For more information, see the GitHub FAQs in the Python's Developer Guide.

classification
Title: Standardize documentation whitespace, formatting
Type: enhancement Stage: resolved
Components: Documentation Versions: Python 3.6, Python 3.5, Python 2.7
process
Status: closed Resolution: fixed
Dependencies: Superseder:
Assigned To: serhiy.storchaka Nosy List: berker.peksag, docs@python, georg.brandl, jedwards, martin.panter, python-dev, serhiy.storchaka
Priority: normal Keywords: patch

Created on 2015-04-12 04:58 by jedwards, last changed 2022-04-11 14:58 by admin. This issue is now closed.

Files
File name Uploaded Description Edit
docsdiff.diff jedwards, 2015-04-12 04:58 review
docsdiff.r2.diff jedwards, 2015-04-14 19:59 review
Messages (14)
msg240540 - (view) Author: James Edwards (jedwards) * Date: 2015-04-12 04:58
I realize this is a huge patch, I'd be happy to split it to multiple little 
patches (one per file, one per documentation directory, etc.) to make things 
easier.  Just let me know.

The patch attempts to do a few things (with exceptions, as noted below):

    1. Standardize leading whitespace in block bodies (4 spaces per level)
    2. Enforce >= 2 spaces between code and inline comment
    3. In interactive interpreter snippets, ensures lines meant to be entered
        are preceded by '>>> ' or '... '
    4. Inline whitespace standardization (following a liberal / lenient 
        (not strict) PEP-8 testing)

Scanning the documentation, extracting the code snippets, and testing them for
PEP-8 compliance was done with a script, but all adjustments were done by hand.

This means that there remain some code that fails the lenient PEP-8 checks that
I used.  For example, code at [1] ("How to write obfuscated one liners") 
obviously threw errors, but because of the context of the snippet and the use it 
serves in the documentation, it was left it unchanged.

Similarly, there are (intentionally) poorly formatted snippets in [2] ("Lexical
Analysis") that were also left unchanged.

Since these changes were applied by hand, I was able to ignore situations where
things that would normally raise warnings.  I erred on the side of leaving the
documentation examples unchanged, and strived to make only innocuous changes.

I made no attempt to change the functionality or semantics of any of the 
snippets.  The only changes I made were "harmless" formatting.  None of the
changes will affect the function or output of the snippets.

What the changes do, however, is give a consistency to the documentation that
will allow readers to become more comfortable with the structure of the language
and improve readability.

[1] https://docs.python.org/3/faq/programming.html#is-it-possible-to-write-obfuscated-one-liners-in-python
[2] https://docs.python.org/3/reference/lexical_analysis.html#indentation
[3] http://pep8.readthedocs.org/en/latest/intro.html

In addition to the checks that are ignored by default by the pep8[3] module for 
not being unanimously accepted:

    E121    # continuation line under-indented for hanging indent
    E123    # closing bracket does not match indentation of opening bracket’s line
    E126    # continuation line over-indented for hanging indent
    E133    # closing bracket is missing indentation
    E226    # missing whitespace around arithmetic operator
    E241    # multiple spaces after ‘,’ 
    E242    # tab after ‘,’
    E704    # multiple statements on one line (def)
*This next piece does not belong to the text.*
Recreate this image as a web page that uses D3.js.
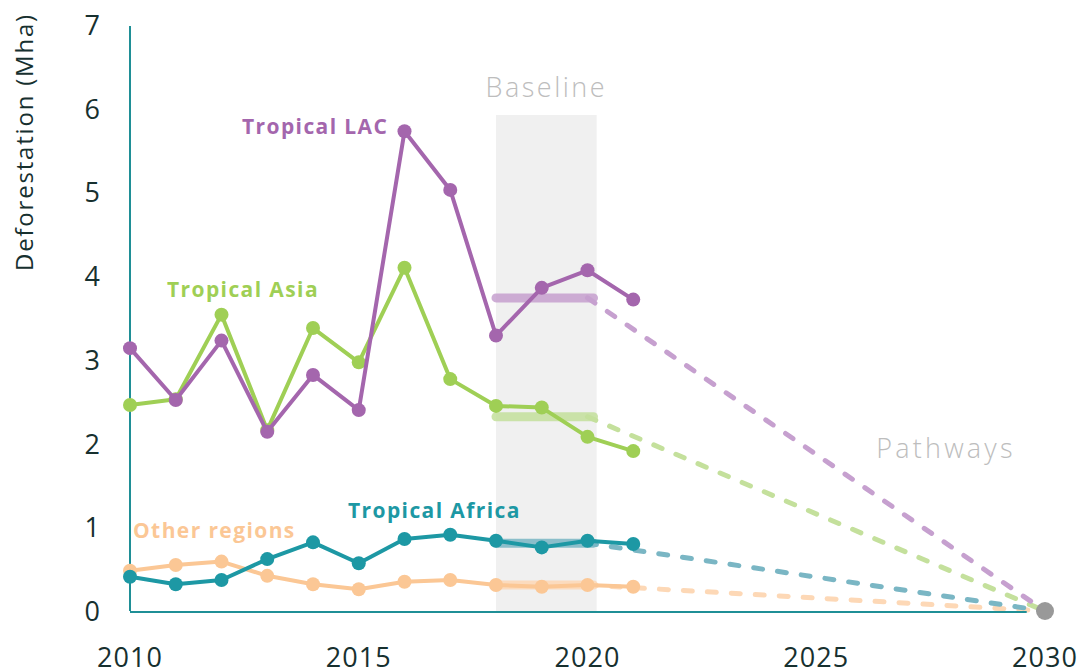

The following checks were "globally" ignored in my script, though many others 
were conditionally ignored by the script or by myself.

    ignore.append('W292')       # no newline at end of file
    ignore.append('E302')       # expected 2 blank lines, found 0
    ignore.append('E401')       # multiple imports on one line
    ignore.append('W391')       # blank line at end of file
    ignore.append('E231')       # missing whitespace after ','
    ignore.append('E114')       # indentation is not multiple of four (comment)
    ignore.append('E116')       # unexpected indentation (comment)
    
While the patch diffstat is:

    67 files changed, 450 insertions(+), 412 deletions(-)

Ignoring all whitespace changes, the diffstat is only:

    10 files changed, 118 insertions(+), 114 deletions(-)

The majority of these remaining changes fix the inconsistency of interactive interpreter snippets, where, within the same snippet, some lines have '>>> ' while others are missing it, or the '... ' continuation prompt.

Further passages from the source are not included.